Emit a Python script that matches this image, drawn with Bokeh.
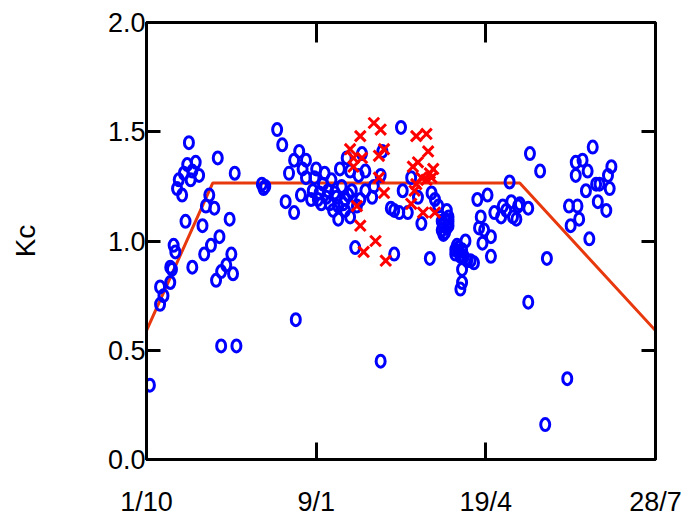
from bokeh.plotting import figure
from bokeh.models import LinearAxis, FixedTicker, Range1d, NumeralTickFormatter
from bokeh.embed import file_html
from bokeh.resources import INLINE

# Days after 1 October, measured Kc (blue circles)
blue_day = [25, 42, 52, 68, 69, 24, 29, 22, 27, 31, 19, 26, 18, 21, 37, 35, 40, 23, 33, 49,
            16, 17, 43, 38, 34, 27, 14, 50, 47, 51, 44, 41, 14, 8, 10, 8, 15, 2, 44, 53,
            88, 138, 225, 248, 235, 185, 186,
            77, 80, 90, 87, 94, 84, 92, 100, 105, 94, 99, 70, 97, 102, 107, 112, 108, 103,
            110, 113, 117, 115, 114, 118, 127, 120, 125, 129, 121, 129, 134, 133, 138, 139,
            82, 87, 120, 123, 144, 146, 104, 98, 109, 126, 91, 117, 124, 113,
            150, 156, 168, 151, 160, 170, 146, 149, 154, 162, 172, 177, 176, 174, 178,
            175, 178, 175, 167, 195, 201, 197, 196, 199, 203, 198, 203, 188, 182, 185,
            191, 193, 186, 184, 186, 214, 205, 210, 215, 212, 216, 209, 219,
            226, 232, 263, 253, 257, 253, 260, 274, 272, 267, 265, 273, 259, 266, 271,
            249, 254, 255, 250, 261, 236, 220, 225, 218,
            175, 177, 176, 178, 174, 182, 184, 187, 189, 183, 106, 111, 116, 119, 101]
blue_kc = [1.45, 1.38, 1.31, 1.26, 1.24, 1.35, 1.36, 1.31, 1.32, 1.30, 1.28, 1.28, 1.24, 1.21, 1.21, 1.16, 1.15, 1.09, 1.07, 1.10,
           0.98, 0.95, 1.02, 0.98, 0.94, 0.88, 0.88, 0.94, 0.89, 0.85, 0.86, 0.82, 0.81, 0.79, 0.75, 0.71, 0.87, 0.34, 0.52, 0.52,
           0.64, 0.45, 0.72, 0.37, 0.16, 0.78, 0.81,
           1.51, 1.44, 1.41, 1.37, 1.37, 1.31, 1.33, 1.33, 1.31, 1.29, 1.29, 1.25, 1.19, 1.22, 1.23, 1.20, 1.17, 1.17,
           1.14, 1.16, 1.19, 1.25, 1.33, 1.38, 1.40, 1.32, 1.30, 1.32, 1.23, 1.23, 1.25, 1.20, 1.30, 1.41,
           1.18, 1.13, 1.11, 0.97, 1.15, 0.94, 1.26, 1.23, 1.28, 1.19, 1.21, 1.14, 1.16, 1.10,
           1.52, 1.29, 1.22, 1.23, 1.20, 1.19, 1.14, 1.13, 1.13, 1.08, 1.16, 1.14, 1.10, 1.05, 1.11,
           1.07, 1.09, 1.03, 0.92, 1.19, 1.21, 1.11, 1.06, 1.05, 1.02, 0.99, 0.93, 1.00, 0.94, 0.93,
           0.91, 0.90, 0.87, 0.97, 0.96, 1.27, 1.13, 1.16, 1.18, 1.14, 1.11, 1.11, 1.16,
           1.40, 1.32, 1.43, 1.36, 1.37, 1.30, 1.32, 1.34, 1.30, 1.26, 1.26, 1.24, 1.23, 1.18, 1.14,
           1.16, 1.16, 1.10, 1.07, 1.01, 0.92, 1.17, 1.15, 1.10,
           1.08, 1.06, 1.04, 1.07, 1.09, 0.96, 0.95, 0.93, 0.91, 0.98, 1.20, 1.22, 1.17, 1.21, 1.19]

# Second data set (red crosses)
red_day = [134, 138, 126, 120, 122, 127, 122, 137, 140, 137, 140, 124, 126, 135, 128, 141,
           159, 165, 166, 160, 157, 169, 167, 162, 168, 159, 158, 156, 163, 170, 165]
red_kc = [1.54, 1.51, 1.48, 1.42, 1.38, 1.38, 1.34, 1.39, 1.42, 1.29, 1.22, 1.16, 1.07, 1.00, 0.95, 0.91,
          1.48, 1.49, 1.41, 1.36, 1.34, 1.33, 1.31, 1.29, 1.29, 1.26, 1.23, 1.17, 1.13, 1.13, 1.28]

# Crop coefficient curve
curve_day = [0, 39, 220, 300]
curve_kc = [0.59, 1.265, 1.265, 0.59]

x_ticks = [0, 100, 200, 300]
x_labels = ["1/10", "9/1", "19/4", "28/7"]
y_ticks = [0.0, 0.5, 1.0, 1.5, 2.0]

FONT = "Liberation Sans"

p = figure(width=690, height=519, output_backend="svg", toolbar_location=None,
           x_range=Range1d(0, 300), y_range=Range1d(0, 2.0),
           x_axis_location=None, y_axis_location=None,
           min_border_left=146, min_border_right=35, min_border_top=22, min_border_bottom=59)
p.grid.visible = False
p.outline_line_color = "black"
p.outline_line_width = 3
p.background_fill_color = "white"
p.border_fill_color = "white"


def style_axis(ax, labels, tick_len):
    ax.axis_line_color = "black"
    ax.axis_line_width = 3
    ax.major_tick_line_color = "black"
    ax.major_tick_line_width = 3
    ax.major_tick_in = tick_len
    ax.major_tick_out = 0
    ax.minor_tick_line_color = None
    ax.major_label_text_font = FONT
    ax.major_label_text_font_size = "27px"
    ax.major_label_text_color = "black"
    if not labels:
        ax.major_label_text_font_size = "0px"
        ax.major_label_text_alpha = 0


left = LinearAxis(ticker=FixedTicker(ticks=y_ticks))
style_axis(left, True, 14)
left.formatter = NumeralTickFormatter(format="0.0")
left.major_label_standoff = 1
left.axis_label = "Kc"
left.axis_label_text_font = FONT
left.axis_label_text_font_style = "normal"
left.axis_label_text_font_size = "28px"
left.axis_label_text_color = "black"
left.axis_label_standoff = 64
p.add_layout(left, "left")

right = LinearAxis(ticker=FixedTicker(ticks=[0.5, 1.0, 1.5]))
style_axis(right, False, 14)
p.add_layout(right, "right")

bottom = LinearAxis(ticker=FixedTicker(ticks=x_ticks))
style_axis(bottom, True, 17)
bottom.major_label_overrides = {t: l for t, l in zip(x_ticks, x_labels)}
bottom.major_label_standoff = 27
p.add_layout(bottom, "below")

top = LinearAxis(ticker=FixedTicker(ticks=[100, 200]))
style_axis(top, False, 20)
p.add_layout(top, "above")

p.line(curve_day, curve_kc, line_color="#E8380D", line_width=3)

p.ellipse(x=blue_day, y=blue_kc, width=9, height=12, width_units="screen",
          height_units="screen", fill_color=None, line_color="#0000FF", line_width=3)

p.scatter(x=red_day, y=red_kc, marker="x", size=15, line_color="#FF0000", line_width=3)

open("out.html", "w").write(file_html(p, INLINE))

| Challenge |
Without the pictures, output the full listing exactly as it stands.

| In response |
Emit a Python script that matches this image, drawn with Bokeh.
from bokeh.plotting import figure
from bokeh.models import LinearAxis, FixedTicker, Range1d, NumeralTickFormatter
from bokeh.embed import file_html
from bokeh.resources import INLINE

# Days after 1 October, measured Kc (blue circles)
blue_day = [25, 42, 52, 68, 69, 24, 29, 22, 27, 31, 19, 26, 18, 21, 37, 35, 40, 23, 33, 49,
            16, 17, 43, 38, 34, 27, 14, 50, 47, 51, 44, 41, 14, 8, 10, 8, 15, 2, 44, 53,
            88, 138, 225, 248, 235, 185, 186,
            77, 80, 90, 87, 94, 84, 92, 100, 105, 94, 99, 70, 97, 102, 107, 112, 108, 103,
            110, 113, 117, 115, 114, 118, 127, 120, 125, 129, 121, 129, 134, 133, 138, 139,
            82, 87, 120, 123, 144, 146, 104, 98, 109, 126, 91, 117, 124, 113,
            150, 156, 168, 151, 160, 170, 146, 149, 154, 162, 172, 177, 176, 174, 178,
            175, 178, 175, 167, 195, 201, 197, 196, 199, 203, 198, 203, 188, 182, 185,
            191, 193, 186, 184, 186, 214, 205, 210, 215, 212, 216, 209, 219,
            226, 232, 263, 253, 257, 253, 260, 274, 272, 267, 265, 273, 259, 266, 271,
            249, 254, 255, 250, 261, 236, 220, 225, 218,
            175, 177, 176, 178, 174, 182, 184, 187, 189, 183, 106, 111, 116, 119, 101]
blue_kc = [1.45, 1.38, 1.31, 1.26, 1.24, 1.35, 1.36, 1.31, 1.32, 1.30, 1.28, 1.28, 1.24, 1.21, 1.21, 1.16, 1.15, 1.09, 1.07, 1.10,
           0.98, 0.95, 1.02, 0.98, 0.94, 0.88, 0.88, 0.94, 0.89, 0.85, 0.86, 0.82, 0.81, 0.79, 0.75, 0.71, 0.87, 0.34, 0.52, 0.52,
           0.64, 0.45, 0.72, 0.37, 0.16, 0.78, 0.81,
           1.51, 1.44, 1.41, 1.37, 1.37, 1.31, 1.33, 1.33, 1.31, 1.29, 1.29, 1.25, 1.19, 1.22, 1.23, 1.20, 1.17, 1.17,
           1.14, 1.16, 1.19, 1.25, 1.33, 1.38, 1.40, 1.32, 1.30, 1.32, 1.23, 1.23, 1.25, 1.20, 1.30, 1.41,
           1.18, 1.13, 1.11, 0.97, 1.15, 0.94, 1.26, 1.23, 1.28, 1.19, 1.21, 1.14, 1.16, 1.10,
           1.52, 1.29, 1.22, 1.23, 1.20, 1.19, 1.14, 1.13, 1.13, 1.08, 1.16, 1.14, 1.10, 1.05, 1.11,
           1.07, 1.09, 1.03, 0.92, 1.19, 1.21, 1.11, 1.06, 1.05, 1.02, 0.99, 0.93, 1.00, 0.94, 0.93,
           0.91, 0.90, 0.87, 0.97, 0.96, 1.27, 1.13, 1.16, 1.18, 1.14, 1.11, 1.11, 1.16,
           1.40, 1.32, 1.43, 1.36, 1.37, 1.30, 1.32, 1.34, 1.30, 1.26, 1.26, 1.24, 1.23, 1.18, 1.14,
           1.16, 1.16, 1.10, 1.07, 1.01, 0.92, 1.17, 1.15, 1.10,
           1.08, 1.06, 1.04, 1.07, 1.09, 0.96, 0.95, 0.93, 0.91, 0.98, 1.20, 1.22, 1.17, 1.21, 1.19]

# Second data set (red crosses)
red_day = [134, 138, 126, 120, 122, 127, 122, 137, 140, 137, 140, 124, 126, 135, 128, 141,
           159, 165, 166, 160, 157, 169, 167, 162, 168, 159, 158, 156, 163, 170, 165]
red_kc = [1.54, 1.51, 1.48, 1.42, 1.38, 1.38, 1.34, 1.39, 1.42, 1.29, 1.22, 1.16, 1.07, 1.00, 0.95, 0.91,
          1.48, 1.49, 1.41, 1.36, 1.34, 1.33, 1.31, 1.29, 1.29, 1.26, 1.23, 1.17, 1.13, 1.13, 1.28]

# Crop coefficient curve
curve_day = [0, 39, 220, 300]
curve_kc = [0.59, 1.265, 1.265, 0.59]

x_ticks = [0, 100, 200, 300]
x_labels = ["1/10", "9/1", "19/4", "28/7"]
y_ticks = [0.0, 0.5, 1.0, 1.5, 2.0]

FONT = "Liberation Sans"

p = figure(width=690, height=519, output_backend="svg", toolbar_location=None,
           x_range=Range1d(0, 300), y_range=Range1d(0, 2.0),
           x_axis_location=None, y_axis_location=None,
           min_border_left=146, min_border_right=35, min_border_top=22, min_border_bottom=59)
p.grid.visible = False
p.outline_line_color = "black"
p.outline_line_width = 3
p.background_fill_color = "white"
p.border_fill_color = "white"


def style_axis(ax, labels, tick_len):
    ax.axis_line_color = "black"
    ax.axis_line_width = 3
    ax.major_tick_line_color = "black"
    ax.major_tick_line_width = 3
    ax.major_tick_in = tick_len
    ax.major_tick_out = 0
    ax.minor_tick_line_color = None
    ax.major_label_text_font = FONT
    ax.major_label_text_font_size = "27px"
    ax.major_label_text_color = "black"
    if not labels:
        ax.major_label_text_font_size = "0px"
        ax.major_label_text_alpha = 0


left = LinearAxis(ticker=FixedTicker(ticks=y_ticks))
style_axis(left, True, 14)
left.formatter = NumeralTickFormatter(format="0.0")
left.major_label_standoff = 1
left.axis_label = "Kc"
left.axis_label_text_font = FONT
left.axis_label_text_font_style = "normal"
left.axis_label_text_font_size = "28px"
left.axis_label_text_color = "black"
left.axis_label_standoff = 64
p.add_layout(left, "left")

right = LinearAxis(ticker=FixedTicker(ticks=[0.5, 1.0, 1.5]))
style_axis(right, False, 14)
p.add_layout(right, "right")

bottom = LinearAxis(ticker=FixedTicker(ticks=x_ticks))
style_axis(bottom, True, 17)
bottom.major_label_overrides = {t: l for t, l in zip(x_ticks, x_labels)}
bottom.major_label_standoff = 27
p.add_layout(bottom, "below")

top = LinearAxis(ticker=FixedTicker(ticks=[100, 200]))
style_axis(top, False, 20)
p.add_layout(top, "above")

p.line(curve_day, curve_kc, line_color="#E8380D", line_width=3)

p.ellipse(x=blue_day, y=blue_kc, width=9, height=12, width_units="screen",
          height_units="screen", fill_color=None, line_color="#0000FF", line_width=3)

p.scatter(x=red_day, y=red_kc, marker="x", size=15, line_color="#FF0000", line_width=3)

open("out.html", "w").write(file_html(p, INLINE))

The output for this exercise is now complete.